Il legame con la sua terra di origine, dove vive ancora parte della sua famiglia, il Direttore Generale Gian Franco Mammì non lo ha perso. Lo testimoniano le parole del sindaco di Siderno Pietro Fuda, ex senatore con la lista dei Consumatori che sostenne Romano Prodi e oggi esponente di punta del Centro Democratico di Bruno Tabacci. “Conosciuto personalmente e stimato dal sindaco – si legge in una nota dell’amministrazione comunale di Siderno -, da oggi anche lui costituisce uno dei sempre più frequenti esempi di sidernesi illustri in giro per il mondo, in grado di innalzare il nome del nostro paese all’estero e di renderci orgogliosi”.

Oltre a quelli del sindaco Fuda, a Mammì sono arrivati anche i complimenti di esponenti di primo piano del Pd in Calabria. Il sindaco di Reggio, Giuseppe Falcomatà, ha fatto via Twitter gli “auguri di buon lavoro a un illustre reggino”, così come il presidente del consiglio regionale Nicola Irto che ha parlato di “un calabrese scelto dal Papa per un ruolo delicatissimo”.

Gian Franco Mammì è fratello del Dott. Pier Domenico Mammì, medico specializzato in igiene pubblica e dipendente dell’Azienda sanitaria provinciale di Reggio Calabria, che a inizio 2015 aveva deciso di partecipare alle primarie del centrosinistra per la scelta del candidato sindaco di Siderno. Tuttavia, un grave atto intimidatorio (una tanica di benzina e una busta di proiettili lasciati sopra la sua automobile) lo hanno indotto in un secondo momento a ritirare la candidatura. A quel punto le primarie non si sono nemmeno tenute e Pietro Fuda – sostenuto anche dal Pd di cui era invece espressione Pier Domenico Mammì – fu stato eletto nel giugno 2015 con un consenso plebiscitario di oltre l’80% delle preferenze.
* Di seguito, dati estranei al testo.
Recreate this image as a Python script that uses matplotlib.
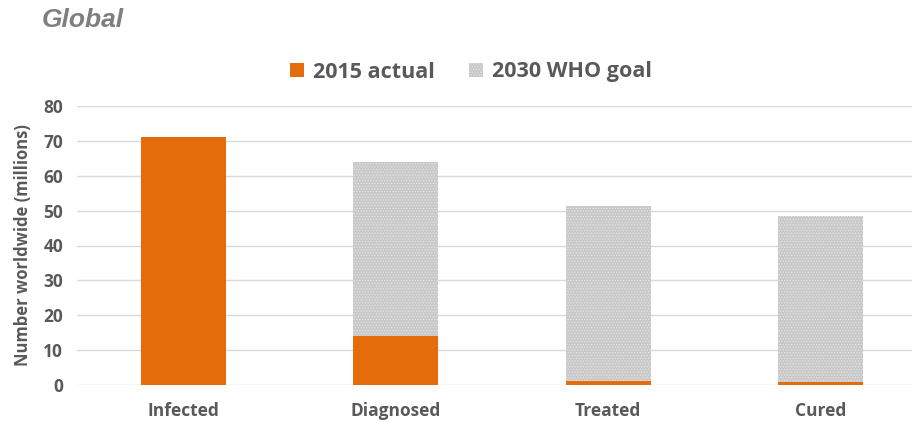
import matplotlib.pyplot as plt
from matplotlib.patches import Patch

# values (millions)
categories = ['Infected', 'Diagnosed', 'Treated', 'Cured']
actual_2015 = [71.0, 14.0, 1.2, 0.8]
goal_2030 = [0.0, 64.0, 51.2, 48.6]
y_ticks = [0, 10, 20, 30, 40, 50, 60, 70, 80]

orange = '#E46C0A'
grey_fill = '#c8c8c8'
text_col = '#595959'

plt.rcParams['font.family'] = ['Open Sans', 'DejaVu Sans']
plt.rcParams['hatch.linewidth'] = 0.6

fig = plt.figure(figsize=(9.15, 4.25), dpi=100)
ax = fig.add_axes([77 / 915, 40 / 425, 835 / 915, 279 / 425])

x = list(range(len(categories)))
ax.bar(x, goal_2030, width=0.4, color=grey_fill, edgecolor='#e4e4e4',
       hatch='......', linewidth=0, zorder=2)
ax.bar(x, actual_2015, width=0.4, color=orange, linewidth=0, zorder=3)

ax.set_xlim(-0.5, 3.43)
ax.set_ylim(0, 80)
ax.set_yticks(y_ticks)
ax.set_xticks(x)
ax.set_xticklabels(categories)
ax.grid(axis='y', color='#d9d9d9', linewidth=1, zorder=0)
ax.set_axisbelow(True)
for s in ax.spines.values():
    s.set_visible(False)
ax.tick_params(length=0, labelsize=12.5, labelcolor=text_col, pad=10)
for lbl in ax.get_xticklabels() + ax.get_yticklabels():
    lbl.set_fontweight('bold')
ax.tick_params(axis='x', pad=12)

ax.set_ylabel('Number worldwide (millions)', fontsize=12, fontweight='bold',
              color=text_col, labelpad=8)

handles = [Patch(facecolor=orange, linewidth=0),
           Patch(facecolor=grey_fill, edgecolor='#e4e4e4', hatch='......', linewidth=0)]
fig.legend(handles, ['2015 actual', '2030 WHO goal'], loc='center',
           bbox_to_anchor=(471 / 915, 1 - 72 / 425), ncol=2, frameon=False,
           prop={'size': 15.5, 'weight': 'bold'}, labelcolor=text_col,
           handlelength=0.65, handleheight=0.65, handletextpad=0.4,
           columnspacing=1.6)

fig.text(42 / 915, 1 - 20 / 425, 'Global', fontsize=19, fontweight='bold',
         fontstyle='italic', color='#7f7f7f', family='Liberation Sans',
         va='center', ha='left')

fig.savefig('out.png', dpi=100)
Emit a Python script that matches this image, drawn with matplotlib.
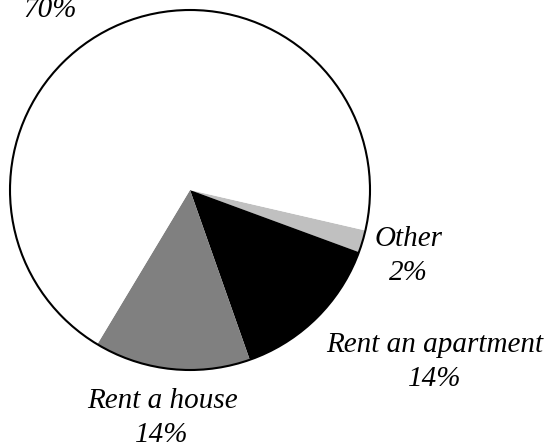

Tuttavia, ad accendere i riflettori su quelle elezioni ci ha pensato successivamente anche una vasta operazione della Procura nazionale antimafia che ha svelato intrecci descritti dal Corriere di Calabria.

Foto di copertina: Abbiamo definito Gian Franco Mammì il “banchiere di ferro”. Allo Staff del Blog dell’Editore piace molto questa immagine accostata alla figura di Mammì, che come un fabbro che forgia il ferro a suon di martellate di verità, denuncia i corrotti e li assicura alla giustizia vaticana; riformando dall’interno il mondo economico della Santa Sede; scoperchiando il vaso e permettendo alla giustizia vaticana di guardarci dentro, con la possibilità che possa operare se guardando nel vaso trova illeciti finanziari. Mammì il “banchiere di ferro” contro le riforme da vetrina, contro la giustizia da vetrina. a suon di martellate di verità che prendono la forma di pesanti denunce, che martellano la corruzione arrogante e strafottente.